+++ Data excerpt
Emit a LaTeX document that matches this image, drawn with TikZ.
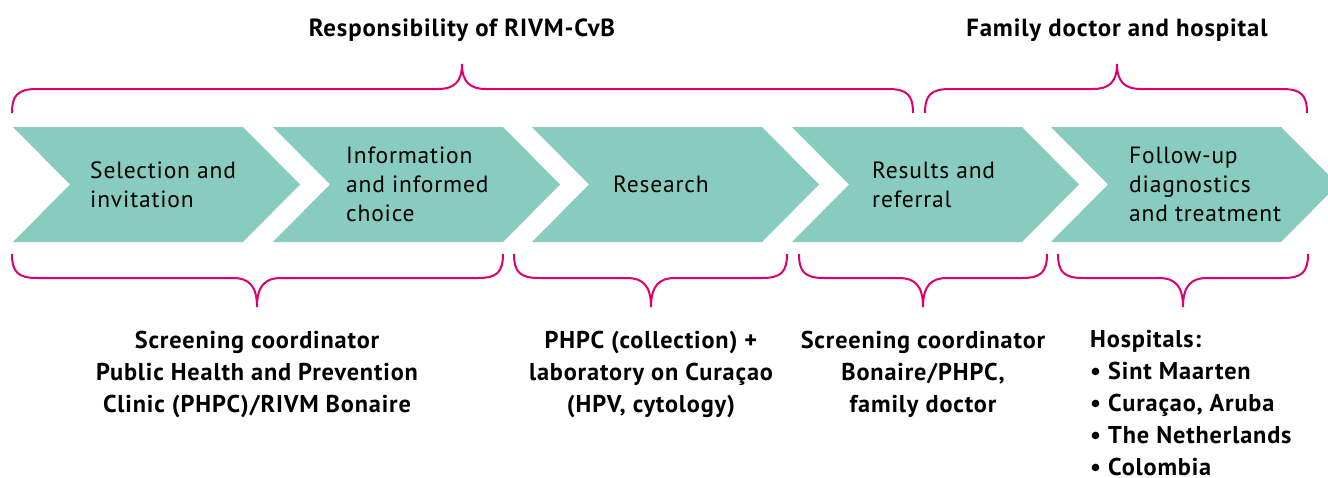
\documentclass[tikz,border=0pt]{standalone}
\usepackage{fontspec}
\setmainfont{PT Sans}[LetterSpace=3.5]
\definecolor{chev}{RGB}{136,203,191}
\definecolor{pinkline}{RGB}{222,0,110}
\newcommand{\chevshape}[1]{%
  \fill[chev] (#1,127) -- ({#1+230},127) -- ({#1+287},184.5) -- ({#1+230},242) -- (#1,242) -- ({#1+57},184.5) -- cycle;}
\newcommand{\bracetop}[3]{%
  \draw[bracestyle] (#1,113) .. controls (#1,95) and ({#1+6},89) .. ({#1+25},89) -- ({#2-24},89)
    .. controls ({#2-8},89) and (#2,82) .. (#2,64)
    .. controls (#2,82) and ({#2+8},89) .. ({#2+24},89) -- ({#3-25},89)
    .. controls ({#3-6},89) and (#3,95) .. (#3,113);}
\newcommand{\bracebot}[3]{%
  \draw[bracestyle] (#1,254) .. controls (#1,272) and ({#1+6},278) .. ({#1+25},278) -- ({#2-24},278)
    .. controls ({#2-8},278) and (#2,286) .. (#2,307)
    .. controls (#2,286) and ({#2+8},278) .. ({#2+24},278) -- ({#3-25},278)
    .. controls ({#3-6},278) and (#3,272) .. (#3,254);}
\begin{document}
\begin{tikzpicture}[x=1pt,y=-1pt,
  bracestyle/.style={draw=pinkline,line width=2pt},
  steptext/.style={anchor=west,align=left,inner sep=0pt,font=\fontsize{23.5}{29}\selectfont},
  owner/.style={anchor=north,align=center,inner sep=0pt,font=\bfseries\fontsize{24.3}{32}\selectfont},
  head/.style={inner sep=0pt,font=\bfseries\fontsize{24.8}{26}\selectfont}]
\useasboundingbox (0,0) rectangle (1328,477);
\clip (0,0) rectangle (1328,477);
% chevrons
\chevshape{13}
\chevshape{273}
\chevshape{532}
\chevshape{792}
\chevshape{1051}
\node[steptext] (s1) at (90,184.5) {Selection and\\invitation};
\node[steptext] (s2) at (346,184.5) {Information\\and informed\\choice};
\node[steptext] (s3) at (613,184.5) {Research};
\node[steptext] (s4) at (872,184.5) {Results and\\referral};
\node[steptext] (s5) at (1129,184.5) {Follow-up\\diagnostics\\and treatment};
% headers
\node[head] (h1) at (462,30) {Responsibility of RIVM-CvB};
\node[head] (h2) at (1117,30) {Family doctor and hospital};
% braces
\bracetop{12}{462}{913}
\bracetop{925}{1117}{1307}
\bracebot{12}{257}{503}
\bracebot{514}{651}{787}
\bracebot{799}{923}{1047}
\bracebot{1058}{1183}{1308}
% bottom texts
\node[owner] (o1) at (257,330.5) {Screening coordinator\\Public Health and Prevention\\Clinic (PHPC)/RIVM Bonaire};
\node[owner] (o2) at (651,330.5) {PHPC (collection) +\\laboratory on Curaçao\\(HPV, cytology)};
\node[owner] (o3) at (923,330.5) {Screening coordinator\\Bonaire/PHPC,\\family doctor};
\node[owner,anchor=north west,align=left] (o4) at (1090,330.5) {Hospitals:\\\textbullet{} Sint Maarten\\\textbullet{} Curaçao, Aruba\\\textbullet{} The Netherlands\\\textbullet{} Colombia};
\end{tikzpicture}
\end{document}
++++++
Reproduce all of the material exactly, apart from the pictures.

Emit a LaTeX document that matches this image, drawn with TikZ.
\documentclass[tikz,border=0pt]{standalone}
\usepackage{fontspec}
\setmainfont{PT Sans}[LetterSpace=3.5]
\definecolor{chev}{RGB}{136,203,191}
\definecolor{pinkline}{RGB}{222,0,110}
\newcommand{\chevshape}[1]{%
  \fill[chev] (#1,127) -- ({#1+230},127) -- ({#1+287},184.5) -- ({#1+230},242) -- (#1,242) -- ({#1+57},184.5) -- cycle;}
\newcommand{\bracetop}[3]{%
  \draw[bracestyle] (#1,113) .. controls (#1,95) and ({#1+6},89) .. ({#1+25},89) -- ({#2-24},89)
    .. controls ({#2-8},89) and (#2,82) .. (#2,64)
    .. controls (#2,82) and ({#2+8},89) .. ({#2+24},89) -- ({#3-25},89)
    .. controls ({#3-6},89) and (#3,95) .. (#3,113);}
\newcommand{\bracebot}[3]{%
  \draw[bracestyle] (#1,254) .. controls (#1,272) and ({#1+6},278) .. ({#1+25},278) -- ({#2-24},278)
    .. controls ({#2-8},278) and (#2,286) .. (#2,307)
    .. controls (#2,286) and ({#2+8},278) .. ({#2+24},278) -- ({#3-25},278)
    .. controls ({#3-6},278) and (#3,272) .. (#3,254);}
\begin{document}
\begin{tikzpicture}[x=1pt,y=-1pt,
  bracestyle/.style={draw=pinkline,line width=2pt},
  steptext/.style={anchor=west,align=left,inner sep=0pt,font=\fontsize{23.5}{29}\selectfont},
  owner/.style={anchor=north,align=center,inner sep=0pt,font=\bfseries\fontsize{24.3}{32}\selectfont},
  head/.style={inner sep=0pt,font=\bfseries\fontsize{24.8}{26}\selectfont}]
\useasboundingbox (0,0) rectangle (1328,477);
\clip (0,0) rectangle (1328,477);
% chevrons
\chevshape{13}
\chevshape{273}
\chevshape{532}
\chevshape{792}
\chevshape{1051}
\node[steptext] (s1) at (90,184.5) {Selection and\\invitation};
\node[steptext] (s2) at (346,184.5) {Information\\and informed\\choice};
\node[steptext] (s3) at (613,184.5) {Research};
\node[steptext] (s4) at (872,184.5) {Results and\\referral};
\node[steptext] (s5) at (1129,184.5) {Follow-up\\diagnostics\\and treatment};
% headers
\node[head] (h1) at (462,30) {Responsibility of RIVM-CvB};
\node[head] (h2) at (1117,30) {Family doctor and hospital};
% braces
\bracetop{12}{462}{913}
\bracetop{925}{1117}{1307}
\bracebot{12}{257}{503}
\bracebot{514}{651}{787}
\bracebot{799}{923}{1047}
\bracebot{1058}{1183}{1308}
% bottom texts
\node[owner] (o1) at (257,330.5) {Screening coordinator\\Public Health and Prevention\\Clinic (PHPC)/RIVM Bonaire};
\node[owner] (o2) at (651,330.5) {PHPC (collection) +\\laboratory on Curaçao\\(HPV, cytology)};
\node[owner] (o3) at (923,330.5) {Screening coordinator\\Bonaire/PHPC,\\family doctor};
\node[owner,anchor=north west,align=left] (o4) at (1090,330.5) {Hospitals:\\\textbullet{} Sint Maarten\\\textbullet{} Curaçao, Aruba\\\textbullet{} The Netherlands\\\textbullet{} Colombia};
\end{tikzpicture}
\end{document}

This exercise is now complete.